_Work to complete_:
Would you retype, exactly and without the pictures, the lines between the line holding "Convert this chart to matplotlib code." and the line holding "slope=slope, color='black', linewidth=1.3)", inclusive, and nothing else?
+++ Rows
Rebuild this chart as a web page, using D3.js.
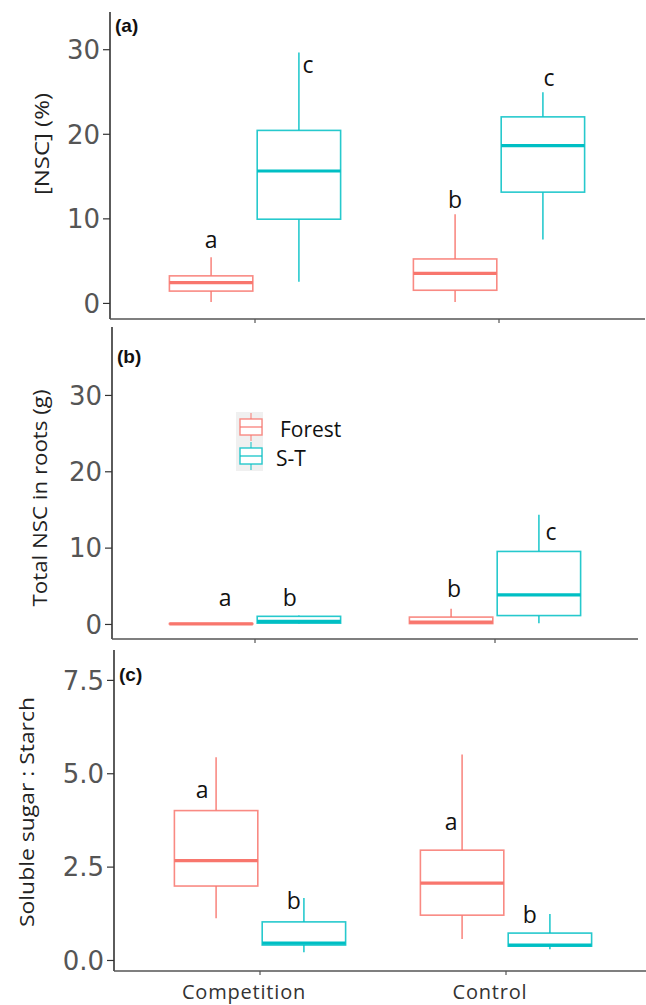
<!DOCTYPE html>
<html>
<head>
<meta charset="utf-8">
<script src="https://cdn.jsdelivr.net/npm/d3@7"></script>
<style>
  body { margin: 0; background: #fff; }
  .tick-label { font-family: "DejaVu Sans", sans-serif; font-size: 26px; fill: #555; }
  .axis-title { font-family: "Open Sans", sans-serif; font-size: 20px; fill: #222; }
  .cat-label { font-family: "Open Sans", sans-serif; font-size: 20px; fill: #333; letter-spacing: 0.8px; }
  .letter { font-family: "Open Sans", sans-serif; font-size: 23px; fill: #111; }
  .panel-tag { font-family: "Liberation Sans", Arial, sans-serif; font-size: 19px; font-weight: bold; fill: #111; }
  .legend-text { font-family: "Open Sans", sans-serif; font-size: 21px; fill: #111; }
</style>
</head>
<body>
<svg id="chart"></svg>
<script>
// Categories and groups
const categories = ["Competition", "Control"];
const groups = ["Forest", "S-T"];
const colors = ["#F8766D", "#00BFC4"];

// Box stats per category: [min, q1, median, q3, max]
const nscForest = [[0.1, 1.4, 2.4, 3.2, 5.4], [0.1, 1.5, 3.5, 5.2, 10.5]];
const nscST = [[2.5, 9.9, 15.6, 20.4, 29.6], [7.5, 13.1, 18.6, 22.0, 24.9]];
const rootForest = [[0, 0, 0.02, 0.05, 0.08], [0, 0.05, 0.25, 0.9, 2.0]];
const rootST = [[0, 0.1, 0.35, 1.0, 1.1], [0.1, 1.1, 3.8, 9.5, 14.3]];
const ratioForest = [[1.12, 1.98, 2.66, 4.0, 5.43], [0.56, 1.2, 2.06, 2.94, 5.5]];
const ratioST = [[0.21, 0.4, 0.45, 1.02, 1.66], [0.29, 0.37, 0.4, 0.72, 1.23]];

// Significance letters [category][group] and their heights (data units)
const nscLetters = [["a", "c"], ["b", "c"]];
const nscLetterY = [[6.5, 27.2], [11.2, 25.7]];
const rootLetters = [["a", "b"], ["b", "c"]];
const rootLetterY = [[2.4, 2.4], [3.5, 11.0]];
const ratioLetters = [["a", "b"], ["a", "b"]];
const ratioLetterY = [[4.34, 1.37], [3.48, 0.99]];

// Tick values
const nscTicks = [0, 10, 20, 30];
const rootTicks = [0, 10, 20, 30];
const ratioTicks = [0, 2.5, 5.0, 7.5];

const width = 646, height = 1005;
const svg = d3.select("#chart").attr("width", width).attr("height", height);

function drawPanel(p) {
    const g = svg.append("g");

    const y = d3.scaleLinear().domain(p.domain).range([p.bottom, p.top]);
    const x0 = d3.scaleBand().domain(categories)
        .range([p.catStart, p.catStart + 2 * p.catStep]);
    const half = x0.bandwidth() / 2;
    const x1 = d3.scaleBand().domain(groups)
        .range([half - 90, half + 90]).padding(0.05);

    // y axis
    const yAxis = g.append("g")
        .attr("transform", `translate(${p.left},0)`)
        .call(d3.axisLeft(y).tickValues(p.ticks).tickSize(7).tickPadding(3)
            .tickFormat(p.fmt));
    yAxis.select(".domain").remove();
    yAxis.selectAll(".tick line").attr("stroke", "#333").attr("stroke-width", 1.2);
    yAxis.selectAll(".tick text").attr("class", "tick-label").attr("fill", null)
        .attr("font-size", null).attr("font-family", null).attr("dy", "0.36em");

    g.append("line")
        .attr("x1", p.left).attr("x2", p.left)
        .attr("y1", p.top).attr("y2", p.bottom)
        .attr("stroke", "#333").attr("stroke-width", 1.6);

    // x axis
    const xAxis = g.append("g")
        .attr("transform", `translate(0,${p.bottom})`)
        .call(d3.axisBottom(x0).tickSize(4).tickFormat(p.showCats ? d => d : ""));
    xAxis.select(".domain").remove();
    xAxis.selectAll(".tick line").attr("stroke", "#555").attr("stroke-width", 1.2);
    xAxis.selectAll(".tick text").attr("class", "cat-label").attr("fill", null)
        .attr("font-size", null).attr("font-family", null)
        .attr("dy", "1.05em").attr("dx", -16);

    g.append("line")
        .attr("x1", p.left).attr("x2", p.right)
        .attr("y1", p.bottom).attr("y2", p.bottom)
        .attr("stroke", "#555").attr("stroke-width", 1.6);

    // boxes
    const bw = x1.bandwidth();
    categories.forEach((cat, ci) => {
        groups.forEach((grp, gi) => {
            const s = p.series[gi][ci];
            const cx = x0(cat) + x1(grp) + bw / 2;
            const col = colors[gi];
            const bg = g.append("g");
            [[s[0], s[1]], [s[3], s[4]]].forEach(seg => {
                bg.append("line")
                    .attr("x1", cx).attr("x2", cx)
                    .attr("y1", y(seg[0])).attr("y2", y(seg[1]))
                    .attr("stroke", col).attr("stroke-width", 1.6).attr("stroke-opacity", 0.85);
            });
            bg.append("rect")
                .attr("x", cx - bw / 2).attr("width", bw)
                .attr("y", y(s[3])).attr("height", Math.max(0, y(s[1]) - y(s[3])))
                .attr("fill", "#fff").attr("stroke", col)
                .attr("stroke-width", 1.6).attr("stroke-opacity", 0.85);
            bg.append("line")
                .attr("x1", cx - bw / 2).attr("x2", cx + bw / 2)
                .attr("y1", y(s[2])).attr("y2", y(s[2]))
                .attr("stroke", col).attr("stroke-width", 3.2);

            g.append("text")
                .attr("class", "letter")
                .attr("x", cx + p.letterDx[ci][gi])
                .attr("y", y(p.letterY[ci][gi]))
                .attr("text-anchor", "middle")
                .text(p.letters[ci][gi]);
        });
    });

    // panel tag
    g.append("text").attr("class", "panel-tag")
        .attr("x", p.left + 5).attr("y", p.tagY).text(p.tag);

    // y title
    g.append("text").attr("class", "axis-title")
        .attr("transform", `translate(${p.titleX},${p.titleY}) rotate(-90)`)
        .attr("text-anchor", "middle")
        .attr("textLength", p.titleLen).attr("lengthAdjust", "spacingAndGlyphs")
        .text(p.title);

    return { g, y, x0, x1 };
}

drawPanel({
    series: [nscForest, nscST], letters: nscLetters, letterY: nscLetterY,
    letterDx: [[0, 9], [0, 6]],
    ticks: nscTicks, fmt: d3.format("d"),
    domain: [-1.9, 34.4], top: 12, bottom: 319, left: 110, right: 645,
    catStart: 133, catStep: 244, showCats: false,
    tag: "(a)", tagY: 32, title: "[NSC] (%)", titleX: 49, titleY: 144, titleLen: 102
});

const rootPanel = drawPanel({
    series: [rootForest, rootST], letters: rootLetters, letterY: rootLetterY,
    letterDx: [[14, -9], [3, 12]],
    ticks: rootTicks, fmt: d3.format("d"),
    domain: [-1.97, 38.9], top: 327, bottom: 639, left: 112, right: 638,
    catStart: 135, catStep: 240, showCats: false,
    tag: "(b)", tagY: 363, title: "Total NSC in roots (g)", titleX: 47, titleY: 498, titleLen: 217
});

drawPanel({
    series: [ratioForest, ratioST], letters: ratioLetters, letterY: ratioLetterY,
    letterDx: [[-14, -10], [-11, -20]],
    ticks: ratioTicks, fmt: d3.format(".1f"),
    domain: [-0.295, 8.3], top: 650, bottom: 971, left: 114, right: 646,
    catStart: 137, catStep: 246, showCats: true,
    tag: "(c)", tagY: 681, title: "Soluble sugar : Starch", titleX: 34, titleY: 812, titleLen: 230
});

// Legend inside panel (b)
const legend = rootPanel.g.append("g");
legend.append("rect")
    .attr("x", 236).attr("y", 412).attr("width", 27).attr("height", 59)
    .attr("fill", "#f0f0f0");
groups.forEach((grp, i) => {
    const top = 419 + i * 29;
    const cx = 251;
    legend.append("line").attr("x1", cx).attr("x2", cx)
        .attr("y1", top - 6).attr("y2", top)
        .attr("stroke", colors[i]).attr("stroke-width", 1.2).attr("stroke-opacity", 0.8);
    legend.append("line").attr("x1", cx).attr("x2", cx)
        .attr("y1", top + 16).attr("y2", top + 22)
        .attr("stroke", colors[i]).attr("stroke-width", 1.2).attr("stroke-opacity", 0.8);
    legend.append("rect").attr("x", 240).attr("y", top).attr("width", 22).attr("height", 16)
        .attr("fill", "#fff").attr("stroke", colors[i]).attr("stroke-width", 1.4).attr("stroke-opacity", 0.85);
    legend.append("line").attr("x1", 240).attr("x2", 262)
        .attr("y1", top + 8).attr("y2", top + 8)
        .attr("stroke", colors[i]).attr("stroke-width", 1.4).attr("stroke-opacity", 0.85);
    legend.append("text").attr("class", "legend-text")
        .attr("x", i === 0 ? 280 : 276).attr("y", top + 18)
        .text(grp);
});
</script>
</body>
</html>
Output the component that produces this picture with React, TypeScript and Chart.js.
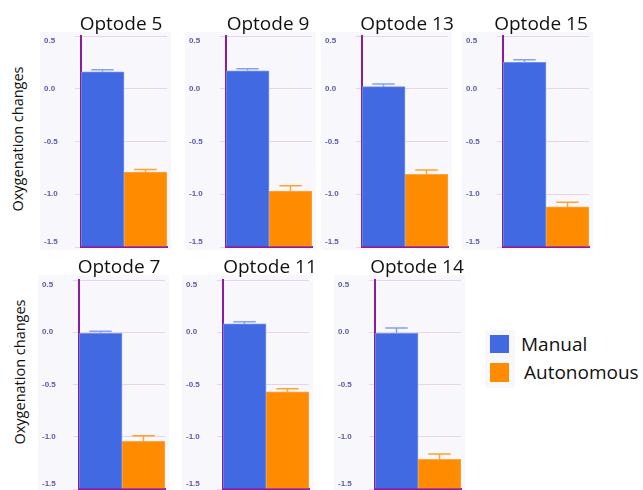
import React, { useEffect, useRef } from "react";
import { Chart, registerables } from "chart.js";

Chart.register(...registerables);

// ---------- data ----------
const optodes = ["Optode 5", "Optode 9", "Optode 13", "Optode 15", "Optode 7", "Optode 11", "Optode 14"];
const seriesNames = ["Manual", "Autonomous"];
const manual = [0.16, 0.17, 0.02, 0.25, -0.01, 0.08, -0.01];
const manualErr = [0.02, 0.02, 0.025, 0.025, 0.02, 0.02, 0.05];
const autonomous = [-0.79, -0.97, -0.81, -1.12, -1.045, -0.57, -1.215];
const autonomousErr = [0.025, 0.05, 0.04, 0.045, 0.055, 0.03, 0.05];
const yMin = -1.5;
const yMax = 0.5;
const yStep = 0.5;
const yAxisTitle = "Oxygenation changes";

// ---------- layout / style ----------
const panelAxisX = [81, 226, 362, 503, 79, 223, 375];
const panelTop = [32, 32, 32, 32, 275, 275, 275];
const titleCenterX = [121, 268, 407, 541, 119, 270, 417];
const titleTop = [14, 14, 14, 14, 257, 257, 257];
const PLOT_W = 86;
const AXIS_OFFSET = 41;
const CANVAS_H = 218;

const BLUE = "#4169e1";
const BLUE_EDGE = "#7290f0";
const BLUE_ERR = "#86a0f2";
const ORANGE = "#ff8c00";
const ORANGE_EDGE = "#ffa640";
const ORANGE_ERR = "#ffa230";
const PURPLE = "#8c1c9c";
const GRID = "#e8d3ea";
const PANEL_BG = "#f7f7fc";
const TICK_COLOR = "#5a5aac";
const FONT = "'Open Sans', 'Noto Sans', sans-serif";

const errorBarPlugin = {
  id: "errorBars",
  afterDatasetsDraw(chart: any) {
    const ctx = chart.ctx;
    const y = chart.scales.y;
    chart.data.datasets.forEach((ds: any, di: number) => {
      const meta = chart.getDatasetMeta(di);
      meta.data.forEach((bar: any, i: number) => {
        const v = ds.data[i];
        const e = ds.errors[i];
        const yBar = y.getPixelForValue(v);
        const yTop = y.getPixelForValue(v + e);
        const half = bar.width * 0.26;
        ctx.save();
        ctx.strokeStyle = ds.errorColor;
        ctx.lineWidth = 1.5;
        ctx.beginPath();
        ctx.moveTo(bar.x, yBar);
        ctx.lineTo(bar.x, yTop);
        ctx.moveTo(bar.x - half, yTop);
        ctx.lineTo(bar.x + half, yTop);
        ctx.stroke();
        ctx.restore();
      });
    });
  },
};

function Panel({ idx }: { idx: number }) {
  const ref = useRef<HTMLCanvasElement | null>(null);
  const width = AXIS_OFFSET + PLOT_W + 4;
  const isBottom = panelTop[idx] > 100;

  useEffect(() => {
    if (!ref.current) return;
    const chart = new Chart(ref.current, {
      type: "bar",
      data: {
        labels: [""],
        datasets: [
          {
            label: seriesNames[0],
            data: [manual[idx]],
            errors: [manualErr[idx]],
            errorColor: BLUE_ERR,
            backgroundColor: BLUE,
            borderColor: BLUE_EDGE,
            borderWidth: 1,
            base: yMin,
          } as any,
          {
            label: seriesNames[1],
            data: [autonomous[idx]],
            errors: [autonomousErr[idx]],
            errorColor: ORANGE_ERR,
            backgroundColor: ORANGE,
            borderColor: ORANGE_EDGE,
            borderWidth: 1,
            base: yMin,
          } as any,
        ],
      },
      options: {
        responsive: false,
        maintainAspectRatio: false,
        animation: false,
        layout: { padding: { left: 4, right: 4, top: isBottom ? 5 : 4, bottom: isBottom ? 4 : 3 } },
        datasets: { bar: { barPercentage: 1, categoryPercentage: 1 } },
        plugins: { legend: { display: false }, tooltip: { enabled: false }, title: { display: false } },
        scales: {
          x: {
            type: "category",
            ticks: { display: false },
            grid: { display: false, drawTicks: false, tickLength: 0 },
            border: { display: true, color: PURPLE, width: 2 },
          },
          y: {
            min: yMin,
            max: yMax,
            ticks: {
              stepSize: yStep,
              color: TICK_COLOR,
              font: { family: "'Liberation Sans', Arial, sans-serif", size: 8, weight: "bold" },
              crossAlign: "far",
              padding: 2,
              callback: (value: any) => {
                const v = Number(value);
                const s = v.toFixed(1);
                if (Math.abs(v - yMax) < 1e-9) return ["", s];
                if (Math.abs(v - yMin) < 1e-9) return [s, ""];
                return s;
              },
            },
            grid: { color: GRID, lineWidth: 1, tickLength: 6, drawTicks: true },
            border: { display: true, color: PURPLE, width: 2 },
            afterFit: (scale: any) => {
              scale.width = AXIS_OFFSET - 4;
              scale.paddingTop = 0;
              scale.paddingBottom = 0;
            },
          },
        },
      },
      plugins: [errorBarPlugin],
    } as any);
    return () => chart.destroy();
  }, [idx]);

  return (
    <>
      <canvas
        ref={ref}
        width={width}
        height={CANVAS_H}
        style={{
          position: "absolute",
          left: panelAxisX[idx] - AXIS_OFFSET,
          top: panelTop[idx],
          width,
          height: CANVAS_H,
          background: PANEL_BG,
        }}
      />
      <div
        style={{
          position: "absolute",
          left: titleCenterX[idx],
          top: titleTop[idx],
          transform: "translateX(-50%)",
          fontFamily: FONT,
          fontSize: 19,
          lineHeight: "19px",
          color: "#111",
          whiteSpace: "nowrap",
        }}
      >
        {optodes[idx]}
      </div>
    </>
  );
}

export default function App() {
  const yTitleStyle = (cx: number, cy: number): React.CSSProperties => ({
    position: "absolute",
    left: cx,
    top: cy,
    transform: "translate(-50%, -50%) rotate(-90deg)",
    fontFamily: FONT,
    fontSize: 14.5,
    lineHeight: "15px",
    color: "#111",
    whiteSpace: "nowrap",
  });
  const legendText = (left: number, cy: number): React.CSSProperties => ({
    position: "absolute",
    left,
    top: cy,
    transform: "translateY(-50%)",
    fontFamily: FONT,
    fontSize: 19,
    lineHeight: "19px",
    color: "#111",
    whiteSpace: "nowrap",
  });
  return (
    <div
      style={{
        position: "absolute",
        left: 0,
        top: 0,
        width: 643,
        height: 490,
        overflow: "hidden",
        background: "#fff",
      }}
    >
      {optodes.map((_, i) => (
        <Panel key={i} idx={i} />
      ))}
      <div style={yTitleStyle(17, 139)}>{yAxisTitle}</div>
      <div style={yTitleStyle(19, 372)}>{yAxisTitle}</div>
      <div style={{ position: "absolute", left: 485, top: 330, width: 30, height: 58, background: PANEL_BG }} />
      <div style={{ position: "absolute", left: 490, top: 335, width: 19, height: 18, background: BLUE }} />
      <div style={{ position: "absolute", left: 490, top: 363, width: 19, height: 19, background: ORANGE }} />
      <div style={legendText(521, 344)}>{seriesNames[0]}</div>
      <div style={legendText(524, 372)}>{seriesNames[1]}</div>
    </div>
  );
}
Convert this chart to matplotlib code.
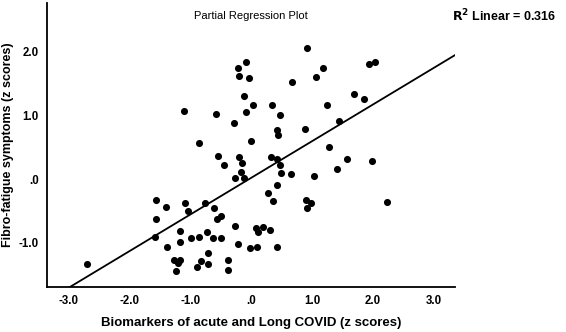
import matplotlib
matplotlib.use("Agg")
import matplotlib.pyplot as plt

plt.rcParams['font.family'] = ['Liberation Sans', 'DejaVu Sans']

# partial regression residuals (z scores)
biomarkers = [0.92, -0.09, -0.21, -0.19, -0.04, 2.04, 1.93, 1.18, 1.06, 0.67,
              -0.11, 1.69, 1.86, 0.03, 0.35, 1.24, -1.10, -0.09, -0.57, 0.48,
              1.45, -0.28, 0.42, 0.88, 0.44, 0.00, -0.85, 1.28, -0.54, -0.20,
              0.33, 0.43, 1.58, 1.99, -0.45, -0.15, 0.48, 1.41, -0.17, 0.50,
              0.66, 1.04, -0.27, -0.12, 0.43, 0.28, 0.36, 0.90, 0.98, 0.92,
              2.23, -1.56, -1.40, -1.09, -0.75, -1.04, -0.60, -1.56, -0.50, -0.56,
              -0.26, 0.08, 0.11, 0.20, 0.31, -1.17, -0.73, -1.58, -0.99, -0.86,
              -0.63, -0.49, -1.17, -0.22, -0.02, 0.09, 0.43, -1.38, -0.70, -1.27,
              -1.16, -1.20, -0.82, -0.88, -0.71, -0.38, -1.23, -0.37, -2.69]
fibro = [2.05, 1.84, 1.75, 1.62, 1.59, 1.83, 1.81, 1.75, 1.60, 1.52,
         1.31, 1.34, 1.25, 1.17, 1.17, 1.16, 1.07, 1.06, 1.02, 1.01,
         0.92, 0.88, 0.77, 0.79, 0.70, 0.60, 0.56, 0.50, 0.37, 0.35,
         0.35, 0.32, 0.31, 0.29, 0.23, 0.26, 0.23, 0.16, 0.12, 0.10,
         0.08, 0.05, 0.02, 0.02, -0.09, -0.22, -0.34, -0.33, -0.37, -0.45,
         -0.35, -0.33, -0.44, -0.38, -0.38, -0.50, -0.45, -0.63, -0.58, -0.63,
         -0.73, -0.77, -0.82, -0.75, -0.79, -0.81, -0.83, -0.91, -0.92, -0.91,
         -0.92, -0.92, -0.98, -1.02, -1.08, -1.06, -1.07, -1.06, -1.15, -1.27,
         -1.26, -1.31, -1.28, -1.38, -1.33, -1.26, -1.44, -1.42, -1.33]

slope = 0.575
intercept = 0.02
r2 = 0.316

x_ticks = [-3, -2, -1, 0, 1, 2, 3]
x_labels = ['-3.0', '-2.0', '-1.0', '.0', '1.0', '2.0', '3.0']
y_ticks = [-1, 0, 1, 2]
y_labels = ['-1.0', '.0', '1.0', '2.0']

fig = plt.figure(figsize=(5.66, 3.32), dpi=100)
ax = fig.add_axes([0.083, 0.1355, 0.721, 0.855])

ax.scatter(biomarkers, fibro, s=26, color='black', linewidths=0, zorder=3)
ax.axline((0, intercept), slope=slope, color='black', linewidth=1.3)

ax.set_xlim(-3.35, 3.35)
ax.set_ylim(-1.69, 2.76)
ax.set_xticks(x_ticks)
ax.set_xticklabels(x_labels, fontsize=8.3, fontweight='bold')
ax.set_yticks(y_ticks)
ax.set_yticklabels(y_labels, fontsize=8.3, fontweight='bold')
ax.tick_params(length=0, pad=6)

for s in ['top', 'right']:
    ax.spines[s].set_visible(False)
for s in ['left', 'bottom']:
    ax.spines[s].set_linewidth(1.3)

ax.set_xlabel('Biomarkers of acute and Long COVID (z scores)', fontsize=9.5,
              fontweight='bold')
ax.xaxis.set_label_coords(0.5, -0.105)
ax.set_ylabel('Fibro-fatigue symptoms (z scores)', fontsize=9,
              fontweight='bold')
ax.yaxis.set_label_coords(-0.081, 0.5)

ax.text(0.5, 0.955, 'Partial Regression Plot', transform=ax.transAxes,
        ha='center', va='center', fontsize=8)
fig.text(0.983, 0.952, '$\\mathbf{R^2}$ Linear = %.3f' % r2, ha='right', va='center',
         fontsize=9, fontweight='bold')

fig.savefig('out.png', dpi=100)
++++++
_Exercise result_:
Convert this chart to matplotlib code.
import matplotlib
matplotlib.use("Agg")
import matplotlib.pyplot as plt

plt.rcParams['font.family'] = ['Liberation Sans', 'DejaVu Sans']

# partial regression residuals (z scores)
biomarkers = [0.92, -0.09, -0.21, -0.19, -0.04, 2.04, 1.93, 1.18, 1.06, 0.67,
              -0.11, 1.69, 1.86, 0.03, 0.35, 1.24, -1.10, -0.09, -0.57, 0.48,
              1.45, -0.28, 0.42, 0.88, 0.44, 0.00, -0.85, 1.28, -0.54, -0.20,
              0.33, 0.43, 1.58, 1.99, -0.45, -0.15, 0.48, 1.41, -0.17, 0.50,
              0.66, 1.04, -0.27, -0.12, 0.43, 0.28, 0.36, 0.90, 0.98, 0.92,
              2.23, -1.56, -1.40, -1.09, -0.75, -1.04, -0.60, -1.56, -0.50, -0.56,
              -0.26, 0.08, 0.11, 0.20, 0.31, -1.17, -0.73, -1.58, -0.99, -0.86,
              -0.63, -0.49, -1.17, -0.22, -0.02, 0.09, 0.43, -1.38, -0.70, -1.27,
              -1.16, -1.20, -0.82, -0.88, -0.71, -0.38, -1.23, -0.37, -2.69]
fibro = [2.05, 1.84, 1.75, 1.62, 1.59, 1.83, 1.81, 1.75, 1.60, 1.52,
         1.31, 1.34, 1.25, 1.17, 1.17, 1.16, 1.07, 1.06, 1.02, 1.01,
         0.92, 0.88, 0.77, 0.79, 0.70, 0.60, 0.56, 0.50, 0.37, 0.35,
         0.35, 0.32, 0.31, 0.29, 0.23, 0.26, 0.23, 0.16, 0.12, 0.10,
         0.08, 0.05, 0.02, 0.02, -0.09, -0.22, -0.34, -0.33, -0.37, -0.45,
         -0.35, -0.33, -0.44, -0.38, -0.38, -0.50, -0.45, -0.63, -0.58, -0.63,
         -0.73, -0.77, -0.82, -0.75, -0.79, -0.81, -0.83, -0.91, -0.92, -0.91,
         -0.92, -0.92, -0.98, -1.02, -1.08, -1.06, -1.07, -1.06, -1.15, -1.27,
         -1.26, -1.31, -1.28, -1.38, -1.33, -1.26, -1.44, -1.42, -1.33]

slope = 0.575
intercept = 0.02
r2 = 0.316

x_ticks = [-3, -2, -1, 0, 1, 2, 3]
x_labels = ['-3.0', '-2.0', '-1.0', '.0', '1.0', '2.0', '3.0']
y_ticks = [-1, 0, 1, 2]
y_labels = ['-1.0', '.0', '1.0', '2.0']

fig = plt.figure(figsize=(5.66, 3.32), dpi=100)
ax = fig.add_axes([0.083, 0.1355, 0.721, 0.855])

ax.scatter(biomarkers, fibro, s=26, color='black', linewidths=0, zorder=3)
ax.axline((0, intercept), slope=slope, color='black', linewidth=1.3)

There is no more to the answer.